# Your goal
Restate the span of lines that starts with the line containing "The picture is" and ends with the line containing "e=document.createElementNS(NS,tag);for(const k in", word for word, including both, with nothing else.

# Input for this task
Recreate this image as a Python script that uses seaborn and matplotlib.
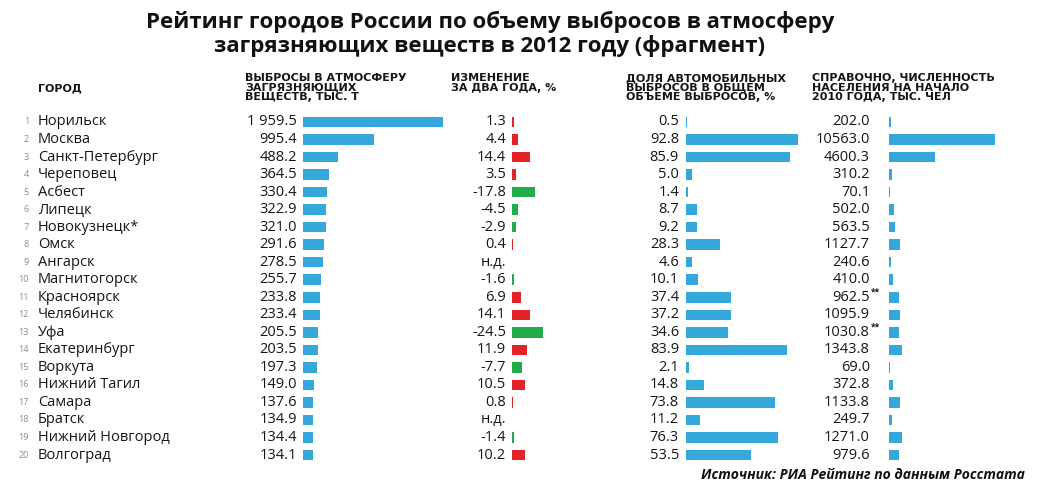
...
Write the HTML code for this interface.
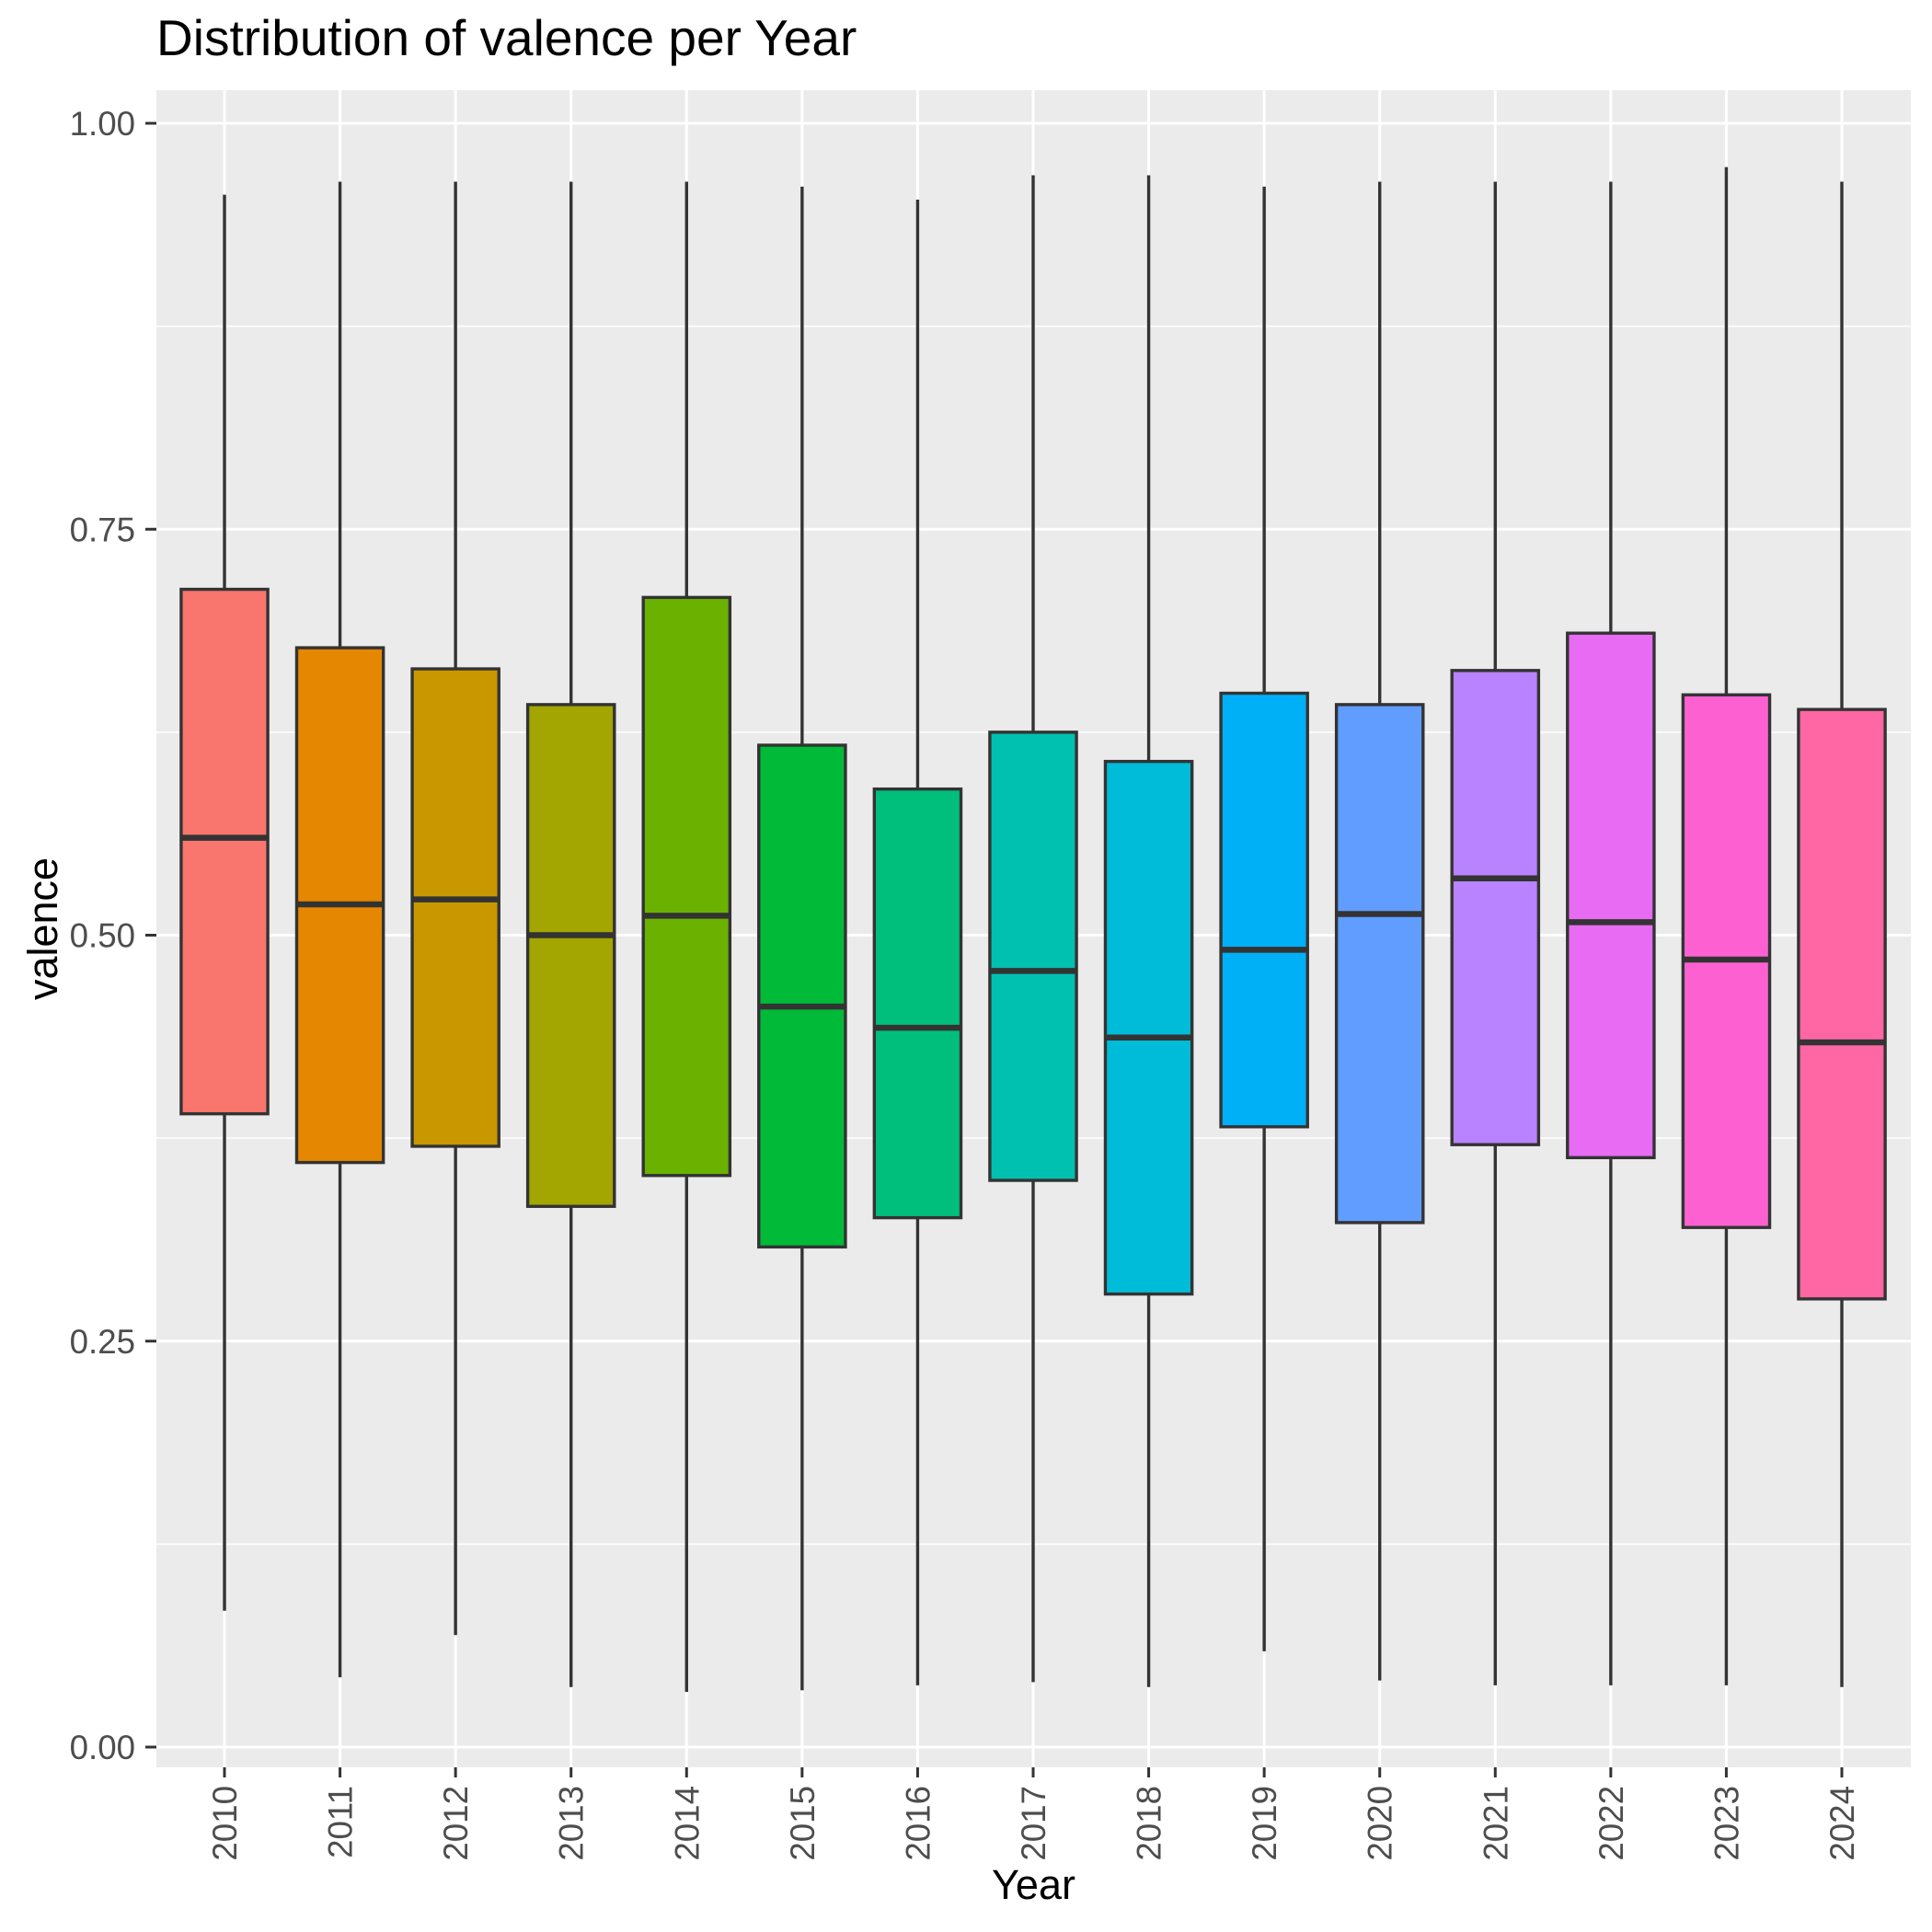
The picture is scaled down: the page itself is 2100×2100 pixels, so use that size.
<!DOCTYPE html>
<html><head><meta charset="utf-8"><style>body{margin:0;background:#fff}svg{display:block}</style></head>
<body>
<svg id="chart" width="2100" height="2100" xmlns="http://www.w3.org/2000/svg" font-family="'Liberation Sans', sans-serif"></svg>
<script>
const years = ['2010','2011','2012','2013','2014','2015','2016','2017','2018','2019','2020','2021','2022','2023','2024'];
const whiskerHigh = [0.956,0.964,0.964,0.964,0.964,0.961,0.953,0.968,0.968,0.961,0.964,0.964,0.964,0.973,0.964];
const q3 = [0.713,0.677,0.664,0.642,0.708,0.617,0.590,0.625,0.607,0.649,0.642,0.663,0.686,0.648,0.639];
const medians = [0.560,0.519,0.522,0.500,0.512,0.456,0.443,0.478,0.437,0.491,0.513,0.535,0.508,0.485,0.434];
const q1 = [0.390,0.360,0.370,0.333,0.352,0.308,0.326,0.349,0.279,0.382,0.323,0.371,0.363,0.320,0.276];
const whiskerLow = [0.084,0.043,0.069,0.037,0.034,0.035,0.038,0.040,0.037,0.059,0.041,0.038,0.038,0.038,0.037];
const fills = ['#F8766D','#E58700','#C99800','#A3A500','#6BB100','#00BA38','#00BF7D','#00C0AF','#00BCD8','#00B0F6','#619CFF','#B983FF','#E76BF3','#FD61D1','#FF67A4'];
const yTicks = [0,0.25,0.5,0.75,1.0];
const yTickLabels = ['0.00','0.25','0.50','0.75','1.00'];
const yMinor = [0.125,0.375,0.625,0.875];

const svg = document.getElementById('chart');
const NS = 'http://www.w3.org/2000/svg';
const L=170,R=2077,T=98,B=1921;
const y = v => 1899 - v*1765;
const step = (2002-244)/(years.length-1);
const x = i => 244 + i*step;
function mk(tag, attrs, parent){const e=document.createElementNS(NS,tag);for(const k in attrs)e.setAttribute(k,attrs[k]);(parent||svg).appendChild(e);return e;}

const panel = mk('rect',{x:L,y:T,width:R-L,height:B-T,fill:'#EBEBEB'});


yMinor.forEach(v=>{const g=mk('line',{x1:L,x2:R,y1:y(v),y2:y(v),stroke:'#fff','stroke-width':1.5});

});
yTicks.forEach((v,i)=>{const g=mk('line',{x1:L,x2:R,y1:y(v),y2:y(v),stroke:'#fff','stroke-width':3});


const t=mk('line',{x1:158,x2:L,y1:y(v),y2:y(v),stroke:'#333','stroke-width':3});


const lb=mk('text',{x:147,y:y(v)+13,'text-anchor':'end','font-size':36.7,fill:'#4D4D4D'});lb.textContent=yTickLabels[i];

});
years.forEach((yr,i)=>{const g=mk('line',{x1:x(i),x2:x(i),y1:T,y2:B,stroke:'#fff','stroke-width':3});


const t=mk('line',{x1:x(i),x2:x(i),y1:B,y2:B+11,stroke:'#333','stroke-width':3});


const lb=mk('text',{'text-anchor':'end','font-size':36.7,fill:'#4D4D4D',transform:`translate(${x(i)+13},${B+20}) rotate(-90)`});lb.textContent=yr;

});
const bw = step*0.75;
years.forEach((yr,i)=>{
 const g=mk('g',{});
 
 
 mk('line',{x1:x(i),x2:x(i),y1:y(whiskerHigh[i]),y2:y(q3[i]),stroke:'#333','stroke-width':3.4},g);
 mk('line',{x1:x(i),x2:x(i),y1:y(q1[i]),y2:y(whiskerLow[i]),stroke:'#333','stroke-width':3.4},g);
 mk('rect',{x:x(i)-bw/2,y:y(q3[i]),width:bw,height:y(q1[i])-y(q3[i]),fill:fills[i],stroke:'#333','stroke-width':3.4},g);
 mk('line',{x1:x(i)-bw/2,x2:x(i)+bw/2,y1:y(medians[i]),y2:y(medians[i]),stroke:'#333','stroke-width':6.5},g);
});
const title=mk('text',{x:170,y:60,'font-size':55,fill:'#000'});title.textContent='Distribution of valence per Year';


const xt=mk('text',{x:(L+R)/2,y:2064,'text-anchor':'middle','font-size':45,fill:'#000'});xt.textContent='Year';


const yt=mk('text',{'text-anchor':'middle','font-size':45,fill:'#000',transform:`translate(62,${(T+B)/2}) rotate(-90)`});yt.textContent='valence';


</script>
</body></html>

# Exercise output
The picture is scaled down: the page itself is 2100×2100 pixels, so use that size.
<!DOCTYPE html>
<html><head><meta charset="utf-8"><style>body{margin:0;background:#fff}svg{display:block}</style></head>
<body>
<svg id="chart" width="2100" height="2100" xmlns="http://www.w3.org/2000/svg" font-family="'Liberation Sans', sans-serif"></svg>
<script>
const years = ['2010','2011','2012','2013','2014','2015','2016','2017','2018','2019','2020','2021','2022','2023','2024'];
const whiskerHigh = [0.956,0.964,0.964,0.964,0.964,0.961,0.953,0.968,0.968,0.961,0.964,0.964,0.964,0.973,0.964];
const q3 = [0.713,0.677,0.664,0.642,0.708,0.617,0.590,0.625,0.607,0.649,0.642,0.663,0.686,0.648,0.639];
const medians = [0.560,0.519,0.522,0.500,0.512,0.456,0.443,0.478,0.437,0.491,0.513,0.535,0.508,0.485,0.434];
const q1 = [0.390,0.360,0.370,0.333,0.352,0.308,0.326,0.349,0.279,0.382,0.323,0.371,0.363,0.320,0.276];
const whiskerLow = [0.084,0.043,0.069,0.037,0.034,0.035,0.038,0.040,0.037,0.059,0.041,0.038,0.038,0.038,0.037];
const fills = ['#F8766D','#E58700','#C99800','#A3A500','#6BB100','#00BA38','#00BF7D','#00C0AF','#00BCD8','#00B0F6','#619CFF','#B983FF','#E76BF3','#FD61D1','#FF67A4'];
const yTicks = [0,0.25,0.5,0.75,1.0];
const yTickLabels = ['0.00','0.25','0.50','0.75','1.00'];
const yMinor = [0.125,0.375,0.625,0.875];

const svg = document.getElementById('chart');
const NS = 'http://www.w3.org/2000/svg';
const L=170,R=2077,T=98,B=1921;
const y = v => 1899 - v*1765;
const step = (2002-244)/(years.length-1);
const x = i => 244 + i*step;
function mk(tag, attrs, parent){const e=document.createElementNS(NS,tag);for(const k in attrs)e.setAttribute(k,attrs[k]);(parent||svg).appendChild(e);return e;}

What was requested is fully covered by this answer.